Question

5. A person travels a distance aR along the circumference of a circle of radius R. The displacement
of the person is -
(a) R
(b) 2R
(c) 2*3.14*R
(d) Zero

​

Answer 1

Correct Question

A person travels a distance πR along the circumference of a circle of radius R. The displacement of the person is -

(a) R

(b) 2R

(c) 2*3.14*R or 2πR [ As π = 3.14 ]

(d) Zero

Solution

Assume that a person starts from point A and the radius of circle is 'R'.

From point A to point B he covers the half of the distance i.e. half of Circumference of circle. If returns back to point A (means starts from point A then B then A again) he covered the one revolution of the circle. Now, the distance covered by the man is equal to the circumference of the circular i.e. 2πr.

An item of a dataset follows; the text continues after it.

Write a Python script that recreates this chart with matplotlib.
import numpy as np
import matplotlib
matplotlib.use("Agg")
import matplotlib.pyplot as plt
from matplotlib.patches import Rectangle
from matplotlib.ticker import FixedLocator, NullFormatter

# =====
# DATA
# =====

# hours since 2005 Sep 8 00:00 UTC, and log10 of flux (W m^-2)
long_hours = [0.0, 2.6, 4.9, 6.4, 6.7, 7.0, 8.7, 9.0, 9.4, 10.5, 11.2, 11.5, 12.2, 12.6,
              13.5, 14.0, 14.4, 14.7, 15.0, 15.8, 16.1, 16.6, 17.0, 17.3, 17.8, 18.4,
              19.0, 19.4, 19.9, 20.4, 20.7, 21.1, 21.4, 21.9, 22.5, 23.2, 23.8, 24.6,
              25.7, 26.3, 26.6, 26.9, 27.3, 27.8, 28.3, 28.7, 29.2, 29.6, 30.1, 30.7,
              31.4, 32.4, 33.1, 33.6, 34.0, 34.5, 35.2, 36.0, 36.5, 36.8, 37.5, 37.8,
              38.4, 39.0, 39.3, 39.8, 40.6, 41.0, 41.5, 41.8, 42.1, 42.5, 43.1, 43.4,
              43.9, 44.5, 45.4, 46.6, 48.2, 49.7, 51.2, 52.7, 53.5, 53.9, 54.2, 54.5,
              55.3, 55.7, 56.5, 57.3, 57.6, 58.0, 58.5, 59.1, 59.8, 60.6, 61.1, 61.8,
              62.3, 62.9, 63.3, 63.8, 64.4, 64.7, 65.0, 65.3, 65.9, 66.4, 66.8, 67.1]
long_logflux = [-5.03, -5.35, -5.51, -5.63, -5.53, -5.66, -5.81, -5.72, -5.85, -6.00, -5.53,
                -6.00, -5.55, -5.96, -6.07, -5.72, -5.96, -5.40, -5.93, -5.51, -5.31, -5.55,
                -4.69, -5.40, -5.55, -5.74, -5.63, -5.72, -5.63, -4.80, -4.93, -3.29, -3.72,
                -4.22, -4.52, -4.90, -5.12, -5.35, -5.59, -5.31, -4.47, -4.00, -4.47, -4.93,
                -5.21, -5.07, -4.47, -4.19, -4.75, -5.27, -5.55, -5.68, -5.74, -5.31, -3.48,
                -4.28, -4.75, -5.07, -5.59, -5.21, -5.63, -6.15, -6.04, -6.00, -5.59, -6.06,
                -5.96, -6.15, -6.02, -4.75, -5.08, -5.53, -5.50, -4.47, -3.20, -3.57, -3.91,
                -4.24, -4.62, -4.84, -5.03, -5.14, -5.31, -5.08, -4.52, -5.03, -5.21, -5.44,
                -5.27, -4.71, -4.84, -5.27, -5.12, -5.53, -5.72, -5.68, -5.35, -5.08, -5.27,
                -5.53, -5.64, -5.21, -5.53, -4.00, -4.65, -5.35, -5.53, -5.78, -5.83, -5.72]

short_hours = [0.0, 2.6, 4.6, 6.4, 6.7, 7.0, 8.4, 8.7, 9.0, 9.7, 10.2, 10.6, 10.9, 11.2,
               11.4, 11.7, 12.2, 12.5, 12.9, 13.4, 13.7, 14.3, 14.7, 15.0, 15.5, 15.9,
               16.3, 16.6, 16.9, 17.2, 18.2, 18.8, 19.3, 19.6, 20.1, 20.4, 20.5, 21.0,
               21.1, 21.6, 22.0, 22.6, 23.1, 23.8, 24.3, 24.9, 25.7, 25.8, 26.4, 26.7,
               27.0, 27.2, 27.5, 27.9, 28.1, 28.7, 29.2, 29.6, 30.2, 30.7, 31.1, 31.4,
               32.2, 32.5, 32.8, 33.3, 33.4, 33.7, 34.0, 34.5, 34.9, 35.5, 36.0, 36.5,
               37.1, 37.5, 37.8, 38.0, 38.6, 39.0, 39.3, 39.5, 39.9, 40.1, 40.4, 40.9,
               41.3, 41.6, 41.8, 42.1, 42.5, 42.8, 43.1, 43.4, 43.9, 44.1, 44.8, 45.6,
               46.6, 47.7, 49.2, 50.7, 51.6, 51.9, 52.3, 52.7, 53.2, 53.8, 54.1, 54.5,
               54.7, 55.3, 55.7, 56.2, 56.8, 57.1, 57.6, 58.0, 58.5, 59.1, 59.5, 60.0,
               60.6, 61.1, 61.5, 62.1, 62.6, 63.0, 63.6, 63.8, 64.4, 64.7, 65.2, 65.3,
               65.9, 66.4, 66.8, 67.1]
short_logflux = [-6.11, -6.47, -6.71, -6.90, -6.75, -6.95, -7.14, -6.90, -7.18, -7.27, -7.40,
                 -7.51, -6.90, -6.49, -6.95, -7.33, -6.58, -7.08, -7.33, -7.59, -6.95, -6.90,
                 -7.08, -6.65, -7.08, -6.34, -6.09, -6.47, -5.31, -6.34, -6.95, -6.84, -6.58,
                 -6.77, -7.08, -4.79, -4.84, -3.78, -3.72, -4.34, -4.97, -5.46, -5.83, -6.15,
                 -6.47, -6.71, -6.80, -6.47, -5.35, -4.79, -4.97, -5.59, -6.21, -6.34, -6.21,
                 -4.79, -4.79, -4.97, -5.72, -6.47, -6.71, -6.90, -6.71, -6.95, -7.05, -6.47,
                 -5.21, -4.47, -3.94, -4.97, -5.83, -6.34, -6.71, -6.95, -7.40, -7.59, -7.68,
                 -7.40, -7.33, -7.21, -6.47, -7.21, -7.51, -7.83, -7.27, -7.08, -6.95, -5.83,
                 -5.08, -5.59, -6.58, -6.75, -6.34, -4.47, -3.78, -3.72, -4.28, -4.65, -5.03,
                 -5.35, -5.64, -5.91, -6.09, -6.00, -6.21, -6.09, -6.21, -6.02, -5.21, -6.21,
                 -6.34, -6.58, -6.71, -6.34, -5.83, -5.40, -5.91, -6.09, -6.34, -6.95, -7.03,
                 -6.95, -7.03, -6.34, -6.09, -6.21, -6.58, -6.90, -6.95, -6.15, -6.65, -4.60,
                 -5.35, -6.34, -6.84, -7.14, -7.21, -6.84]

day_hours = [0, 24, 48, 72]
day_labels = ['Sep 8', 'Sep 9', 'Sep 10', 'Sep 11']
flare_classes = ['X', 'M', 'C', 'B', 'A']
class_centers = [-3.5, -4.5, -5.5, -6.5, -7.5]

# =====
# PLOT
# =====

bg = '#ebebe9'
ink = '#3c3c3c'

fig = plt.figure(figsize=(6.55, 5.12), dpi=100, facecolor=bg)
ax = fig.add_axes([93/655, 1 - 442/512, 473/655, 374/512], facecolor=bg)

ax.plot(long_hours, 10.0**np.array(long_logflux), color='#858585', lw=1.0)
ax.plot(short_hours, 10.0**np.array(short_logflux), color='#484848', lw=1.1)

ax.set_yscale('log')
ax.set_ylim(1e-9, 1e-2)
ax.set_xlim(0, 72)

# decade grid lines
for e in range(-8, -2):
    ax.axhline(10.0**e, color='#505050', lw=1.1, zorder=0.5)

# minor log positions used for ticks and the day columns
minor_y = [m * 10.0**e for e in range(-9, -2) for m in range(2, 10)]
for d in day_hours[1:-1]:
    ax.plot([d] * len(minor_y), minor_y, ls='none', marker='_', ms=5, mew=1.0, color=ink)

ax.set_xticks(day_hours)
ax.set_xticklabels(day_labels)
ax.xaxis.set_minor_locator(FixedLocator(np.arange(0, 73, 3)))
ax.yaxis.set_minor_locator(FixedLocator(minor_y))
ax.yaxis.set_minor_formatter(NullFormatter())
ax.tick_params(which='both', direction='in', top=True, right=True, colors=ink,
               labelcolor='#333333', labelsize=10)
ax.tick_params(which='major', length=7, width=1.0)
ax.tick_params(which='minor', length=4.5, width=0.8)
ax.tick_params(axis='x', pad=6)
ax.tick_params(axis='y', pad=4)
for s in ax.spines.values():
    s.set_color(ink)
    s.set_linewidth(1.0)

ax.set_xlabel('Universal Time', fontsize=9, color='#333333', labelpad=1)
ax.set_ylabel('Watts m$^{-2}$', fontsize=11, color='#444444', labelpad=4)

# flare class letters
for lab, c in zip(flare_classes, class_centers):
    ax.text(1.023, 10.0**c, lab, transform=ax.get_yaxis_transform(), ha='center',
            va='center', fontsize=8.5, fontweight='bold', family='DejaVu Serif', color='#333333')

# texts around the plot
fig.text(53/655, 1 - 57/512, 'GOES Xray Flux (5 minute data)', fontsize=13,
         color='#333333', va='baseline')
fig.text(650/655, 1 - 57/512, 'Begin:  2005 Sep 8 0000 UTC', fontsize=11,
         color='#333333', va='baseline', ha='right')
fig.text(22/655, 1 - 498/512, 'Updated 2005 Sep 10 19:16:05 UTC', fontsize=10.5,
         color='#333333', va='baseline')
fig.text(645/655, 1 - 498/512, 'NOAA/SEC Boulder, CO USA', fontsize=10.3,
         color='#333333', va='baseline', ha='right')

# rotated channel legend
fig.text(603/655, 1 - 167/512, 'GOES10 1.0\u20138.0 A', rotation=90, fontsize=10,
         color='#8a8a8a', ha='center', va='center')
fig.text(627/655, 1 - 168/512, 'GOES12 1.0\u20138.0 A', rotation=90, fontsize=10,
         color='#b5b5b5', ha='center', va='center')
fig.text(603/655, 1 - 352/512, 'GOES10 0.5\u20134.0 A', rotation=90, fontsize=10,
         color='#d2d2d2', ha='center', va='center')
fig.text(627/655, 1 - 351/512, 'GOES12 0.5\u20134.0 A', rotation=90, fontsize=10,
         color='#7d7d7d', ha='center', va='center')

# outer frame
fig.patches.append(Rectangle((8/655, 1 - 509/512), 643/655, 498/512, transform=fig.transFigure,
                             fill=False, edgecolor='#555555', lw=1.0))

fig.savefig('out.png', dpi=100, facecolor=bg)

But given that the person travels a distance of πR along the circumference of the circle (Means he travels only half of the revolution of circle i.e. semicircle). So, we can say that his initial point is A and final point is B. Now, Displacement is defined as the shortest path travelled by the body or person between the initial point i.e. A and final point i.e. B.

Here, the displacement is equal to diameter or 2*radius and given radius of circle is R. Therefore, the Displacement of the person is 2R.

Option (b) 2R.

Answer 2

GIVEN :-

A person travels a distance πR along the circumference of a circle of radius R.

TO FIND :-

The displacement of the person if it is :-

(a) R

(b) 2R

(c) 2 × 3.14 × R

(d) Zero

SOLUTION :-

We know, the length of the circular path = perimeter of the circular path = 2πR

Given,

The person covers a distance of πR units.

We get :- πR = 2πR/2

Therefore, the person covers a distance half the path.

◙ Now, we know, displacement is the shortest path covered between the initial position and the final position.

So, the movement of the person is from A to B.

Displacement from initial position, A to final position B = AB (Which is the shortest path between A and B)

◙ We observe that, AB is the diameter of the circular path with radius R.

Therefore, the displacement of the person = D = 2R

$\bigstar$ Hence, the answer is (b) 2R.